Siegmar Gross Sat, 7 May 2016 04:49:19 -0400 (EDT)

Hi,

yesterday I installed openmpi-v1.10.2-176-g9d45e07 on my "SUSE Linux
Enterprise Server 12 (x86_64)" with Sun C 5.13  and gcc-5.3.0.
Unfortunately I have a problem with one of my spawn programs.


loki spawn 129 ompi_info | grep -e "OPAL repo revision" -e "C compiler absolute"
      OPAL repo revision: v1.10.2-176-g9d45e07
     C compiler absolute: /opt/solstudio12.4/bin/cc
loki spawn 130 mpiexec -np 1 --host loki,loki,loki,loki,loki spawn_master

Parent process 0 running on loki
  I create 4 slave processes

Parent process 0: tasks in MPI_COMM_WORLD:                    1
                  tasks in COMM_CHILD_PROCESSES local group:  1
                  tasks in COMM_CHILD_PROCESSES remote group: 4

Slave process 1 of 4 running on loki
Slave process 2 of 4 running on loki
Slave process 3 of 4 running on loki
Slave process 0 of 4 running on loki
spawn_slave 0: argv[0]: spawn_slave
spawn_slave 1: argv[0]: spawn_slave
spawn_slave 2: argv[0]: spawn_slave
spawn_slave 3: argv[0]: spawn_slave
loki spawn 131 mpiexec -np 1 --host loki --slot-list 0:0-5,1:0-5 spawn_master

Parent process 0 running on loki
  I create 4 slave processes

[loki:02080] *** Process received signal ***
[loki:02080] Signal: Segmentation fault (11)
[loki:02080] Signal code: Address not mapped (1)
[loki:02080] Failing at address: (nil)
*** An error occurred in MPI_Init
*** on a NULL communicator
*** MPI_ERRORS_ARE_FATAL (processes in this communicator will now abort,
***    and potentially your MPI job)
*** An error occurred in MPI_Init
*** on a NULL communicator
*** MPI_ERRORS_ARE_FATAL (processes in this communicator will now abort,
***    and potentially your MPI job)

[loki:2073] Local abort before MPI_INIT completed successfully; not able toaggregate error messages, and not able to guarantee that all other processeswere killed![loki:2079] Local abort before MPI_INIT completed successfully; not able toaggregate error messages, and not able to guarantee that all other processeswere killed!
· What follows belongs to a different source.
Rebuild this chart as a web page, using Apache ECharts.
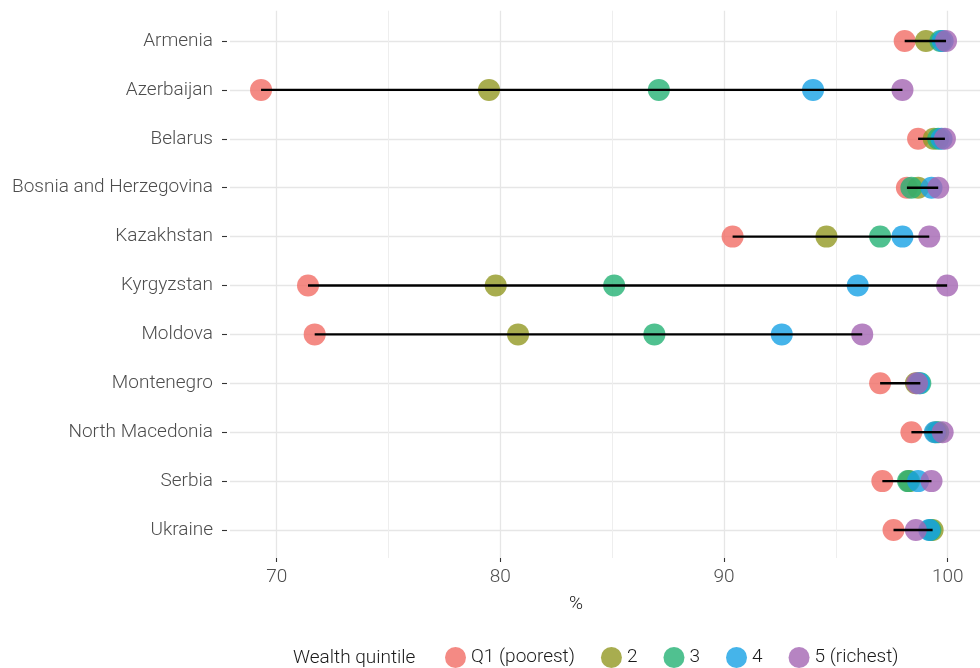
<!DOCTYPE html>
<html>
<head>
<meta charset="utf-8">
<script src="https://cdn.jsdelivr.net/npm/echarts@6/dist/echarts.min.js"></script>
<style>
html,body{margin:0;padding:0;background:#fff;}
#chart{width:980px;height:668px;}
</style>
</head>
<body>
<div id="chart"></div>
<script>
const countries = ["Armenia","Azerbaijan","Belarus","Bosnia and Herzegovina","Kazakhstan","Kyrgyzstan","Moldova","Montenegro","North Macedonia","Serbia","Ukraine"];
const quintileNames = ["Q1 (poorest)","2","3","4","5 (richest)"];
const q1 = [98.1, 69.3, 98.7, 98.2, 90.4, 71.4, 71.7, 97.0, 98.4, 97.1, 97.6];
const q2 = [99.05, 79.5, 99.4, 98.7, 94.6, 79.8, 80.8, 98.6, 99.5, 98.3, 99.35];
const q3 = [99.7, 87.1, 99.6, 98.4, 97.0, 85.1, 86.9, 98.8, 99.6, 98.25, 99.25];
const q4 = [99.8, 94.0, 99.75, 99.3, 98.0, 96.0, 92.6, 98.75, 99.45, 98.7, 99.2];
const q5 = [99.95, 98.0, 99.9, 99.6, 99.2, 100.0, 96.2, 98.65, 99.8, 99.3, 98.6];
const xTicks = [70, 80, 90, 100];
const colors = ["#f16d65", "#929823", "#24b274", "#16a1e5", "#a465b3"];

const quintiles = [q1, q2, q3, q4, q5];
const FONT = "Roboto";
const FS = 19;

const scatterSeries = quintiles.map((arr, k) => ({
  name: quintileNames[k],
  type: 'scatter',
  xAxisIndex: 1,
  yAxisIndex: 0,
  symbol: 'circle',
  symbolSize: 22,
  itemStyle: {color: colors[k], opacity: 0.8},
  data: arr.map((v, i) => [v, i]),
  z: 2 + k
}));

const rangeData = countries.map((c, i) => {
  const vals = quintiles.map(a => a[i]);
  return [Math.min.apply(null, vals), Math.max.apply(null, vals), i];
});

const chart = echarts.init(document.getElementById('chart'), null, {renderer: 'canvas'});
chart.setOption({
  animation: false,
  backgroundColor: '#fff',
  textStyle: {fontFamily: FONT},
  grid: [
    {left: 276.7, right: 32.3, top: 10.7, bottom: 110},
    {left: 230, right: 0, top: 41, bottom: 138}
  ],
  xAxis: [
    {
      type: 'value', gridIndex: 0, min: 70, max: 100, interval: 10,
      axisLine: {show: false},
      axisTick: {show: true, length: 4, lineStyle: {color: '#333', width: 1.1}},
      axisLabel: {color: '#4d4d4d', fontSize: FS, fontFamily: FONT, fontWeight: 300, margin: 10,
        formatter: v => xTicks.indexOf(v) >= 0 ? String(v) : ''},
      splitLine: {show: true, lineStyle: {color: '#e6e6e6', width: 1.3}},
      minorTick: {show: false, splitNumber: 2},
      minorSplitLine: {show: true, lineStyle: {color: '#eeeeee', width: 1}}
    },
    {
      type: 'value', gridIndex: 1, min: 67.91, max: 101.47, show: false,
      splitLine: {show: false}
    }
  ],
  yAxis: [
    {
      type: 'category', gridIndex: 1, data: countries, inverse: true, boundaryGap: false,
      offset: 3,
      axisLine: {show: false},
      axisTick: {show: true, length: 5, alignWithLabel: true, lineStyle: {color: '#333', width: 1.1}},
      axisLabel: {color: '#4d4d4d', fontSize: FS, fontFamily: FONT, fontWeight: 300, margin: 14, interval: 0},
      splitLine: {show: true, lineStyle: {color: '#e6e6e6', width: 1.3}}
    },
    {type: 'value', gridIndex: 0, show: false, splitLine: {show: false}}
  ],
  legend: {
    data: quintileNames,
    left: 440, top: 642,
    icon: 'circle', itemWidth: 21, itemHeight: 21, itemGap: 26,
    textStyle: {color: '#1a1a1a', fontSize: FS, fontFamily: FONT, fontWeight: 300},
    selectedMode: false
  },
  graphic: [
    {type: 'text', x: 293, y: 658, style: {text: 'Wealth quintile', fill: '#1a1a1a', font: '300 ' + FS + 'px ' + FONT, verticalAlign: 'middle'}},
    {type: 'text', x: 576, y: 604, style: {text: '%', fill: '#1a1a1a', font: '300 ' + FS + 'px ' + FONT, align: 'center', verticalAlign: 'middle'}}
  ],
  series: scatterSeries.concat([{
    name: 'range',
    type: 'custom',
    xAxisIndex: 1,
    yAxisIndex: 0,
    z: 10,
    encode: {x: [0, 1], y: 2},
    data: rangeData,
    renderItem: (params, api) => {
      const p1 = api.coord([api.value(0), api.value(2)]);
      const p2 = api.coord([api.value(1), api.value(2)]);
      return {type: 'line', shape: {x1: p1[0], y1: p1[1], x2: p2[0], y2: p2[1]},
        style: {stroke: '#000', lineWidth: 2.4}};
    }
  }])
});
</script>
</body>
</html>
[loki:02080] [ 0] /lib64/libpthread.so.0(+0xf870)[0x7f485c593870]

[loki:02080] [ 1]/usr/local/openmpi-1.10.3_64_cc/lib64/libmpi.so.12(+0x16d4df)[0x7f485c90e4df][loki:02080] [ 2]/usr/local/openmpi-1.10.3_64_cc/lib64/libmpi.so.12(ompi_group_increment_proc_count+0x35)[0x7f485c90eee5][loki:02080] [ 3]/usr/local/openmpi-1.10.3_64_cc/lib64/libmpi.so.12(ompi_comm_init+0x2fc)[0x7f485c8be9fc][loki:02080] [ 4]/usr/local/openmpi-1.10.3_64_cc/lib64/libmpi.so.12(ompi_mpi_init+0xd12)[0x7f485c962942][loki:02080] [ 5]/usr/local/openmpi-1.10.3_64_cc/lib64/libmpi.so.12(PMPI_Init+0x1f2)[0x7f485cda7332]

[loki:02080] [ 6] spawn_slave[0x400a89]
[loki:02080] [ 7] /lib64/libc.so.6(__libc_start_main+0xf5)[0x7f485c1fdb05]
[loki:02080] [ 8] spawn_slave[0x400952]
[loki:02080] *** End of error message ***
-------------------------------------------------------
Child job 2 terminated normally, but 1 process returned
a non-zero exit code.. Per user-direction, the job has been aborted.
-------------------------------------------------------
--------------------------------------------------------------------------

mpiexec detected that one or more processes exited with non-zero status, thuscausing

the job to be terminated. The first process to do so was:

  Process name: [[38824,2],0]
  Exit code:    1
--------------------------------------------------------------------------
loki spawn 132



Everything works fine with spawn_multiple_master.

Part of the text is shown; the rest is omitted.